Chirpy chirpy cheep cheep

Posted by on April 18, 2016 in Blog, Living today | 1 comment

Dawn chorus/DncnH/flickr

Dawn chorus/DncnH/flickr

In the pre-dawn darkness on Saturday, little groups of people converged on the unobtrusive gate, slipped softly through it and disappeared into the trees. Down below, their guide waited, the light from the streetlamps, filtered through leaves, glinting off his glasses. He gave a sign, and the group fell in behind him and melted into the shadows.

There is something mysterious and magical about the annual dawn chorus walk in Sydenham Hill Woods (a remnant of the Great North Wood that once stretched from Selhurst to Deptford). A congregation of strangers gathers to take guidance from the priestly figure of The One Who Knows, listening as first one then another raucous or fluting voice joins the chorale. The guide recognises them all, can identify where they’re coming from – perhaps even which bush they’re in – and knows when they’re imitating another bird.

On any other occasion, tramping through the dark and the cold and the mud would be an ordeal, but not now. Our patience is rewarded with the songs of chiffchaff, mistlethrush, blackcaps and tree creepers, with the ‘too-woo’ of a distant male tawny owl (only the females say ‘too-wit’, apparently), and the rapid hammering of the greater spotted woodpecker – and also with a rare view of the lights of the City in the blue dawn, seen through the silhouettes of slender saplings. As the light grows, colour seeps into our surroundings, and we are engulfed in the vivid green haze of early spring foliage against a backdrop of dark ivy.

One of the most remarkable things about Sydenham Hill Wood is that parts of it were once far more developed than they are now. The railway ran through it (the same line as depicted in Camille Pissarro’s painting Lordship Lane Station, Dulwich) and several large Victorian villas occupied the eastern side of it. Now even their foundations have gone, their tennis courts are completely overgrown, and all that remains of their gardens is a decidedly non-native, 150-year-old cedar of Lebanon.

Our guide certainly lacked the earnestness I associate with bird enthusiasts. He talked of birds who don’t get out of bed till ten, claimed that he once heard a ‘jazz chiffchaff’ in Croydon, and when one of the group asked about the bluetits who come and peck at their reflections in his car windscreen and defecate on the bonnet – was it some sort of ritual? – he declared that these tits had clearly never got beyond the mirror stage and just didn’t care where they pooed.

As it became fully light and the chorus thinned out, the magic dispelled, and all of a sudden we were cold and hungry.
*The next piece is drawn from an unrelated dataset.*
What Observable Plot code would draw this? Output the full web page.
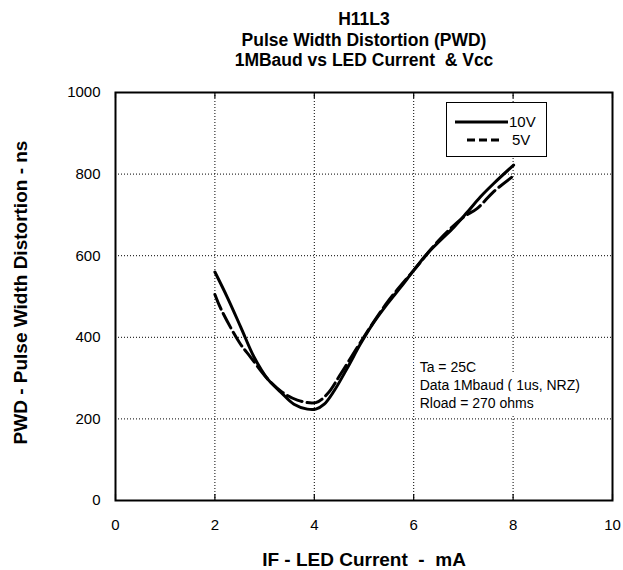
<!DOCTYPE html>
<html>
<head>
<meta charset="utf-8">
<script src="https://cdn.jsdelivr.net/npm/d3@7"></script>
<script src="https://cdn.jsdelivr.net/npm/@observablehq/plot@0.6"></script>
<style>
  html, body { margin: 0; padding: 0; background: #fff; }
  #wrap { position: relative; width: 623px; height: 570px; font-family: "Liberation Sans", Arial, sans-serif; }
  #legend { position: absolute; left: 446px; top: 102px; width: 101px; height: 55px; border: 1px solid #000; background: #fff; box-sizing: border-box; }
  #legend .row { position: absolute; left: 0; height: 18px; font-size: 15px; line-height: 18px; }
  #legend svg { position: absolute; top: 0; }
  #legend span { position: absolute; }
</style>
</head>
<body>
<div id="wrap">
  <div id="chart"></div>
  <div id="legend"></div>
</div>
<script>
// ---- data ----
const titleLines = ["H11L3", "Pulse Width Distortion (PWD)", "1MBaud vs LED Current  & Vcc"];
const xLabel = "IF - LED Current  -  mA";
const yLabel = "PWD - Pulse Width Distortion - ns";
const xTicks = [0, 2, 4, 6, 8, 10];
const yTicks = [0, 200, 400, 600, 800, 1000];
const seriesNames = ["10V", "5V"];

// 10V (solid)
const ifmA_10V = [2.0, 2.25, 2.52, 2.79, 3.06, 3.33, 3.59, 3.86, 4.03, 4.2, 4.4, 4.67, 4.93, 5.2, 5.47, 5.74, 6.0, 6.27, 6.54, 6.81, 7.08, 7.34, 7.61, 8.01];
const pwd_10V  = [560, 498, 425, 351, 298, 265, 236, 224, 224, 236, 269, 326, 384, 437, 482, 523, 564, 605, 638, 670, 707, 744, 777, 822];
// 5V (dashed)
const ifmA_5V = [2.0, 2.12, 2.49, 2.72, 3.06, 3.36, 3.66, 4.03, 4.26, 4.53, 4.93, 5.47, 6.0, 6.54, 7.01, 7.28, 7.61, 7.98];
const pwd_5V  = [505, 470, 388, 351, 298, 265, 246, 240, 261, 310, 388, 486, 564, 642, 695, 716, 757, 793];

const noteLines = ["Ta = 25C", "Data 1Mbaud ( 1us, NRZ)", "Rload = 270 ohms"];
const noteAt = {x: 6.12, y: 285};

// ---- build table ----
const s10 = ifmA_10V.map((x, i) => ({x, y: pwd_10V[i], s: seriesNames[0]}));
const s5 = ifmA_5V.map((x, i) => ({x, y: pwd_5V[i], s: seriesNames[1]}));

const font = "Liberation Sans, Arial, sans-serif";

const titleMarks = titleLines.map((t, i) => Plot.text([t], {
  frameAnchor: "top", lineAnchor: "middle", dy: -73 + i * 20.5, text: d => d,
  fontWeight: "bold", fontSize: 17.5, fill: "#000"
}));

const chart = Plot.plot({
  width: 623,
  height: 570,
  marginLeft: 115,
  marginRight: 11,
  marginTop: 92,
  marginBottom: 70,
  style: {fontFamily: font, fontSize: "15px", color: "#000", background: "#fff", overflow: "visible"},
  x: {domain: [0, 10], ticks: xTicks},
  y: {domain: [0, 1000], ticks: yTicks},
  marks: [
    Plot.gridX(xTicks.slice(1, -1), {stroke: "#000", strokeOpacity: 1, strokeWidth: 1, strokeDasharray: "1,2"}),
    Plot.gridY(yTicks.slice(1, -1), {stroke: "#000", strokeOpacity: 1, strokeWidth: 1, strokeDasharray: "1,2"}),
    Plot.text([noteLines.join("\n")], {
      x: () => noteAt.x, y: () => noteAt.y, text: d => d,
      textAnchor: "start", lineAnchor: "middle", lineHeight: 1.28,
      fontSize: 14, fill: "#000", stroke: "#fff", strokeWidth: 12, paintOrder: "stroke"
    }),
    Plot.line(s10, {x: "x", y: "y", stroke: "#000", strokeWidth: 3, curve: "catmull-rom"}),
    Plot.line(s5, {x: "x", y: "y", stroke: "#000", strokeWidth: 3, strokeDasharray: "16,5", curve: "catmull-rom"}),
    Plot.axisX(xTicks, {anchor: "bottom", tickSize: 0, tickPadding: 19, fontSize: 15, label: null, tickFormat: d3.format("d")}),
    Plot.axisY(yTicks, {anchor: "left", tickSize: 0, tickPadding: 15, fontSize: 15, label: null, tickFormat: d3.format("d")}),
    Plot.tickX(xTicks, {x: d => d, stroke: "#000", strokeWidth: 1.2, insetTop: 402}),
    Plot.tickX(xTicks, {x: d => d, stroke: "#000", strokeWidth: 1.2, insetBottom: 402}),
    Plot.frame({stroke: "#000", strokeWidth: 2}),
    ...titleMarks,
    Plot.text([xLabel], {frameAnchor: "bottom", lineAnchor: "middle", dy: 59, text: d => d, fontWeight: "bold", fontSize: 19, fill: "#000"}),
    Plot.text([yLabel], {frameAnchor: "left", dx: -95, dy: -4, rotate: -90, textAnchor: "middle", lineAnchor: "middle", text: d => d, fontWeight: "bold", fontSize: 19, fill: "#000"})
  ]
});
document.getElementById("chart").appendChild(chart);

// ---- legend ----
const legend = document.getElementById("legend");
const rows = [
  {name: seriesNames[0], top: 10, x1: 8, x2: 61, dash: null, tx: 62},
  {name: seriesNames[1], top: 28, x1: 20, x2: 56, dash: "8,4", tx: 65}
];
for (const r of rows) {
  const row = document.createElement("div");
  row.className = "row";
  row.style.top = r.top + "px";
  row.style.width = "100px";
  const svg = d3.create("svg").attr("width", 70).attr("height", 18);
  svg.append("line").attr("x1", r.x1).attr("x2", r.x2).attr("y1", 9).attr("y2", 9)
    .attr("stroke", "#000").attr("stroke-width", 3).attr("stroke-dasharray", r.dash);
  row.appendChild(svg.node());
  const t = document.createElement("span");
  t.textContent = r.name;
  t.style.left = r.tx + "px";
  row.appendChild(t);
  legend.appendChild(row);
}
</script>
</body>
</html>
Everyone headed for the gate and home for breakfast, and as we did so a magnificent peacock sauntered across the road and into a front garden.

To quote our guide again, London is about a lot more than banking, football clubs and Russian oligarchs.

PS For anyone interested, here is the full list of birds we saw or heard: blackbird, blackcap, bluetit, chiffchaff, coaltit, crow, great tit, greater spotted woodpecker,  mistlethrush, parakeet, robin, song thrush, sparrowhawk, tawny owl, tree creeper and wood pigeon.